Me vois-tu ?

L’histoire de l’esclave égyptienne Hagar, de sa maîtresse Saraï et de son mari Abram est une dramaturgie biblique qui nous questionne. Comme souvent, la Bible ne porte pas de jugement sur l’attitude des uns et des autres.

Esclavage, exploitation sexuelle, maltraitance, exclusion, sont quelques-uns des thèmes présents dans cette histoire et qui passent mal dans notre contexte de « cancel culture[1] » et de « wokisme[2] ». Certes, le décalage culturel est important et on ressent bien la distance qui nous sépare d’un récit aussi ancien, d’où la nécessité de l’interprétation.

Un élément apparaît qui mérite réflexion : l’accompagnement et l’empathie de Dieu et de son messager vis-à-vis d’Hagar et de son fils Ismaël.[3] L’attention, l’intérêt, les encouragements et les soins octroyés par Dieu indiquent aux lecteurs que face à la dureté des rapports de domination qui peuvent exister entre les êtres humains, il faut toujours veiller à garder les yeux ouverts.

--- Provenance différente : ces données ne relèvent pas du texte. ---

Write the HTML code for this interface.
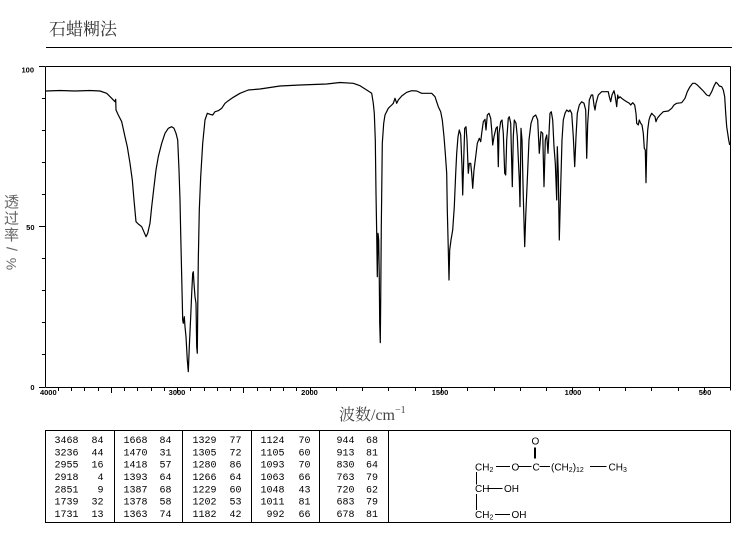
<!DOCTYPE html>
<html>
<head>
<meta charset="utf-8">
<style>
html,body{margin:0;padding:0;background:#fff;}
#wrap{position:relative;width:737px;height:539px;overflow:hidden;background:#fff;}
svg{position:absolute;left:0;top:0;}
</style>
</head>
<body>
<div id="wrap">
<svg width="737" height="539" viewBox="0 0 737 539" xmlns="http://www.w3.org/2000/svg">
<rect x="0" y="0" width="737" height="539" fill="#fff"/>
<!-- title -->
<text x="49" y="35" font-family="'Liberation Serif','Noto Serif CJK SC',serif" font-size="17" fill="#333">石蜡糊法</text>
<line x1="46" y1="47.5" x2="732" y2="47.5" stroke="#000" stroke-width="1"/>

<!-- y axis label (vertical stack) -->
<g font-family="'Liberation Sans','Noto Sans CJK SC',sans-serif" font-size="15" fill="#666" text-anchor="middle">
<text x="11.5" y="207">透</text>
<text x="11.5" y="223.5">过</text>
<text x="11.5" y="240">率</text>
<text transform="translate(11.5,249) rotate(90)" y="5" font-size="15">/</text>
<text transform="translate(11.5,264) rotate(90)" y="5" font-size="14">%</text>
</g>

<!-- frame -->
<g stroke="#000" stroke-width="1" shape-rendering="crispEdges" fill="none">
<line x1="45.5" y1="66.5" x2="730.5" y2="66.5"/>
<line x1="45.5" y1="66.5" x2="45.5" y2="387.5"/>
<line x1="730.5" y1="66.5" x2="730.5" y2="390.5"/>
<line x1="45.5" y1="387.5" x2="730.5" y2="387.5"/>
<!-- y ticks -->
<line x1="39" y1="66.5" x2="45" y2="66.5"/>
<line x1="42" y1="98.5" x2="45" y2="98.5"/>
<line x1="42" y1="130.5" x2="45" y2="130.5"/>
<line x1="42" y1="162.5" x2="45" y2="162.5"/>
<line x1="42" y1="194.5" x2="45" y2="194.5"/>
<line x1="39" y1="226.5" x2="45" y2="226.5"/>
<line x1="42" y1="258.5" x2="45" y2="258.5"/>
<line x1="42" y1="290.5" x2="45" y2="290.5"/>
<line x1="42" y1="322.5" x2="45" y2="322.5"/>
<line x1="42" y1="354.5" x2="45" y2="354.5"/>
<line x1="39" y1="387.5" x2="45" y2="387.5"/>
<!-- x ticks 4000-2000 every 100 -->
<path d="M58.5 388v3 M71.5 388v3 M84.5 388v3 M98.5 388v3 M111.5 388v5 M124.5 388v3 M137.5 388v3 M151.5 388v3 M164.5 388v3 M177.5 388v5 M190.5 388v3 M204.5 388v3 M217.5 388v3 M230.5 388v3 M243.5 388v5 M257.5 388v3 M270.5 388v3 M283.5 388v3 M296.5 388v3 M310.5 388v5"/>
<!-- x ticks 2000-400 every 100 -->
<path d="M336.5 388v3 M362.5 388v3 M388.5 388v3 M415.5 388v3 M441.5 388v5 M467.5 388v3 M494.5 388v3 M520.5 388v3 M546.5 388v3 M572.5 388v5 M599.5 388v3 M625.5 388v3 M651.5 388v3 M678.5 388v3 M704.5 388v5"/>
</g>

<!-- tick labels -->
<g font-family="'Liberation Sans',sans-serif" font-size="7.5" font-weight="bold" fill="#000">
<text x="34" y="72.3" text-anchor="end">100</text>
<text x="34.5" y="230" text-anchor="end">50</text>
<text x="34.5" y="389.8" text-anchor="end">0</text>
<text x="48.3" y="395" text-anchor="middle">4000</text>
<text x="177" y="395" text-anchor="middle">3000</text>
<text x="309.5" y="395" text-anchor="middle">2000</text>
<text x="440" y="395" text-anchor="middle">1500</text>
<text x="573" y="395" text-anchor="middle">1000</text>
<text x="705" y="395" text-anchor="middle">500</text>
</g>

<!-- x axis label -->
<text x="339" y="420" font-family="'Liberation Serif','Noto Serif CJK SC',serif" font-size="16" fill="#444">波数/cm<tspan font-size="10" dy="-7">−1</tspan></text>

<!-- spectrum -->
<polyline fill="none" stroke="#000" stroke-width="1.2" stroke-linejoin="round" points="46,91 60,90.5 75,91 90,90.5 100,91 106.7,93.3 111.7,98.3 115,101.7 115.7,99.3 116,110 118.3,115 121.7,121.7 125,136.7 127.3,146.7 130,163.3 132.3,180 134,200 136,221.7 138.3,224 141.7,226.7 146,236.7 147.7,233.3 150,223.3 151.7,206.7 154,186.7 156,170 158.3,156.7 161.7,143.3 165,133.3 168.3,128.3 171.7,126.7 174,128.3 176,133.3 177.7,140 179,170 180,200 180.7,233.3 181.7,276.7 182.7,320 183.3,323.3 184.3,316.7 185,326.7 186,336.7 187.3,360 188.3,371.7 189.3,346.7 190.7,316.7 191.7,293.3 192.7,273.3 193.3,271.7 194,283.3 195,296.7 196,303.3 196.7,346.7 197.3,353.3 197.7,313.3 198.3,260 199.3,210 200.7,176.7 202.7,143.3 205,120 207.3,113.3 210,114.3 212.7,115 215,111.7 218.3,110.7 221.7,108.3 225,103.3 228.3,100.7 233.3,97.3 240,93.3 248.3,90 260,89 280,86 300,85 326.7,84 340,82.5 353.3,83.3 360,85.7 366.7,90 371.7,93.3 373.3,103.3 374.3,113.3 375.3,140 376,193.3 376.7,233.3 377.3,276.7 378,233.3 378.7,240 379.3,280 379.7,323.3 380.3,342.7 380.7,300 381.3,226.7 382.3,143.3 383.7,123.3 385,115 388.3,108.3 391.7,105 393.3,103.3 395,98.3 396.7,103.3 398.3,100 401.7,96 406.7,92.3 411.7,90.7 416.7,91 421.7,93.3 431.7,93.3 435,96.7 438.3,106.7 440.7,111.7 442.3,120 444,136.7 445.3,153.3 446.7,173.3 447.3,210 448.3,250 449,280 449.7,250 451,240 452.7,230 454.3,206.7 455.7,173.3 456.7,153.3 458,136.7 459.3,130 460.7,135 462,166.7 462.7,195 463.7,160 464.7,128.3 466,126.7 467,140 468.3,173.3 469.3,163.3 470.7,163.3 471.7,173.3 472.7,188.3 474,170 475.7,156.7 477.3,143.3 479.3,138.3 480.7,141.7 481.7,133.3 483.3,121.7 485,119.3 486,130 487.3,115 489,113.3 490.7,118.3 491.7,130 492.7,145 494,136.7 496,128.3 497.3,126.7 498.3,166.7 499,133.3 500.7,121.7 502,120 503.3,133.3 504.7,173.3 505.7,175 506.7,140 508.3,118.3 509.3,116.7 510.7,123.3 512.3,186.7 513.3,136.7 514.3,120 516,123.3 517.3,136.7 519.3,180 520,206.7 521,128.3 522,140 523.3,196.7 524.7,246.7 525.7,216.7 527.3,180 529,140 531,123.3 533.3,116.7 535.7,115 537.7,120 539.3,153.3 541,131.7 542.7,133.3 544,186.7 545.3,140 546.7,135 548,153.3 549,133.3 550,113.3 551.3,111.7 552.7,120 554,146.7 555.3,163.3 556.7,200 557.3,146.7 558.3,173.3 559.3,240 560.7,186.7 562,140 563.3,120 565,113.3 566.7,110 568.7,111.7 570,110 571.7,113.3 573.3,136.7 574.7,166.7 576,136.7 577.3,113.3 579.3,105 581.7,101.7 584,103.3 585.7,110 586.7,158.3 587.7,123.3 589.3,100 591.3,95 592.7,95 594,105 595,110 596,103.3 598.3,95 601.7,91.7 608.3,91.7 609.3,96.7 610.7,101.7 612,95 614,90.7 615,95 616,101.7 616.7,106.7 617.7,95 618.7,98.3 620,96.7 621.7,98.3 624,100 626.7,101.7 629.3,103.3 630.7,105 632.7,102.7 634.7,105 636,113.3 636.7,123.3 638.3,125 639.3,120 640.7,123.3 642,125 643.3,133.3 644.3,148.3 645.3,150 646,182.7 646.7,150 647.7,130 649,120 650,116.7 651.7,113.3 653.3,115 655,116.7 656,121.7 657.3,118.3 660,115 663.3,111.7 668.3,111 671.7,108.3 674,105 676.7,103.3 681.7,102.7 685,98.3 687.3,91.7 690,86.7 692.7,83.3 695,83.3 697.3,85 700,87.7 703.3,91 706.7,95 709.3,96 711.7,91.7 714,86 716,82.3 717.3,83.3 719.3,86 721.7,86.7 723.3,90 724.7,96.7 725.7,113.3 726.7,126.7 727.7,133.3 728.7,140 729.7,145"/>

<!-- table -->
<g stroke="#000" stroke-width="1" fill="none" shape-rendering="crispEdges">
<rect x="45.5" y="430.5" width="685" height="92"/>
<line x1="114.5" y1="430.5" x2="114.5" y2="522.5"/>
<line x1="182.5" y1="430.5" x2="182.5" y2="522.5"/>
<line x1="251.5" y1="430.5" x2="251.5" y2="522.5"/>
<line x1="319.5" y1="430.5" x2="319.5" y2="522.5"/>
<line x1="388.5" y1="430.5" x2="388.5" y2="522.5"/>
</g>
<g font-family="'Liberation Mono',monospace" font-size="10" fill="#000">
<g text-anchor="end">
<text x="78.5" y="443.2">3468</text><text x="103.5" y="443.2">84</text>
<text x="78.5" y="455.5">3236</text><text x="103.5" y="455.5">44</text>
<text x="78.5" y="467.7">2955</text><text x="103.5" y="467.7">16</text>
<text x="78.5" y="480">2918</text><text x="103.5" y="480">4</text>
<text x="78.5" y="492.3">2851</text><text x="103.5" y="492.3">9</text>
<text x="78.5" y="504.6">1739</text><text x="103.5" y="504.6">32</text>
<text x="78.5" y="516.8">1731</text><text x="103.5" y="516.8">13</text>
<text x="147.5" y="443.2">1668</text><text x="171.5" y="443.2">84</text>
<text x="147.5" y="455.5">1470</text><text x="171.5" y="455.5">31</text>
<text x="147.5" y="467.7">1418</text><text x="171.5" y="467.7">57</text>
<text x="147.5" y="480">1393</text><text x="171.5" y="480">64</text>
<text x="147.5" y="492.3">1387</text><text x="171.5" y="492.3">68</text>
<text x="147.5" y="504.6">1378</text><text x="171.5" y="504.6">58</text>
<text x="147.5" y="516.8">1363</text><text x="171.5" y="516.8">74</text>
<text x="216.5" y="443.2">1329</text><text x="241.5" y="443.2">77</text>
<text x="216.5" y="455.5">1305</text><text x="241.5" y="455.5">72</text>
<text x="216.5" y="467.7">1280</text><text x="241.5" y="467.7">86</text>
<text x="216.5" y="480">1266</text><text x="241.5" y="480">64</text>
<text x="216.5" y="492.3">1229</text><text x="241.5" y="492.3">60</text>
<text x="216.5" y="504.6">1202</text><text x="241.5" y="504.6">53</text>
<text x="216.5" y="516.8">1182</text><text x="241.5" y="516.8">42</text>
<text x="284.5" y="443.2">1124</text><text x="310.5" y="443.2">70</text>
<text x="284.5" y="455.5">1105</text><text x="310.5" y="455.5">60</text>
<text x="284.5" y="467.7">1093</text><text x="310.5" y="467.7">70</text>
<text x="284.5" y="480">1063</text><text x="310.5" y="480">66</text>
<text x="284.5" y="492.3">1048</text><text x="310.5" y="492.3">43</text>
<text x="284.5" y="504.6">1011</text><text x="310.5" y="504.6">81</text>
<text x="284.5" y="516.8">992</text><text x="310.5" y="516.8">66</text>
<text x="354.5" y="443.2">944</text><text x="378" y="443.2">68</text>
<text x="354.5" y="455.5">913</text><text x="378" y="455.5">81</text>
<text x="354.5" y="467.7">830</text><text x="378" y="467.7">64</text>
<text x="354.5" y="480">763</text><text x="378" y="480">79</text>
<text x="354.5" y="492.3">720</text><text x="378" y="492.3">62</text>
<text x="354.5" y="504.6">683</text><text x="378" y="504.6">79</text>
<text x="354.5" y="516.8">678</text><text x="378" y="516.8">81</text>
</g>
</g>

<!-- structure -->
<g font-family="'Liberation Sans',sans-serif" font-size="10" fill="#000">
<text x="531.5" y="444.5">O</text>
<text x="475" y="470.3">CH<tspan font-size="7" dy="1.5">2</tspan></text>
<text x="511.5" y="470.3">O</text>
<text x="532.5" y="470.3">C</text>
<text x="551" y="470.3">(CH<tspan font-size="7" dy="1.5">2</tspan><tspan dy="-1.5">)</tspan><tspan font-size="7" dy="1.5">12</tspan></text>
<text x="608.5" y="470.3">CH<tspan font-size="7" dy="1.5">3</tspan></text>
<text x="475" y="492">CH</text>
<text x="504" y="492">OH</text>
<text x="475" y="518">CH<tspan font-size="7" dy="1.5">2</tspan></text>
<text x="511.5" y="518">OH</text>
</g>
<g stroke="#000" stroke-width="1" fill="none">
<line x1="535" y1="447.5" x2="535" y2="458.5" stroke-width="2"/>
<line x1="496" y1="466.5" x2="510" y2="466.5"/>
<line x1="518" y1="466.5" x2="531.5" y2="466.5"/>
<line x1="539.5" y1="466.5" x2="550" y2="466.5"/>
<line x1="590" y1="466.5" x2="606.5" y2="466.5"/>
<line x1="476.5" y1="472" x2="476.5" y2="484.5"/>
<line x1="487.5" y1="488.5" x2="502.5" y2="488.5"/>
<line x1="476.5" y1="494" x2="476.5" y2="510"/>
<line x1="495" y1="514.5" x2="510" y2="514.5"/>
</g>
</svg>
</div>
</body>
</html>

Dans ce sens, être « éveillé » ne consiste pas à essayer d’annuler ou d’effacer les individus ou les groupes d’oppression, mais de « voir » et de se tenir à côté des oppressés. Être conscient des injustices, les dénoncer et agir pour les corriger est sans doute utile. Mais ce qui fait véritablement la différence, c’est cette capacité divine donnée aux êtres humains à écouter, à regarder, à accompagner les « Hagar » de notre société.

Et « voir » la victime d’une injustice, c’est aussi lui faire confiance et croire au potentiel de résistance et de résilience qui l’habite. Être vu, reconnu, entendu peut remettre debout et changer la trajectoire d’une vie !


[1] La cancel culture (de l'anglais cancel, « annuler »), aussi appelée en français culture de l'effacement ou culture de l'annulation, est une pratique apparue aux États-Unis consistant à dénoncer publiquement, en vue de leur ostracisation, des individus, groupes ou institutions responsables d'actes, de comportements ou de propos perçus comme inadmissibles.

[2] Le wokisme est un mouvement social qui a émergé aux États-Unis, suite à celui des « Black Lives Matter ». Issu de l’anglais et du mot « woke » pour « awake », qui signifie « éveillé », cette idéologie désigne le fait d’être conscient des problèmes de justice sociale et du racisme au sein de notre société. Les personnes qui se revendiquent du « wokisme » sont donc considérées comme étant « woke ».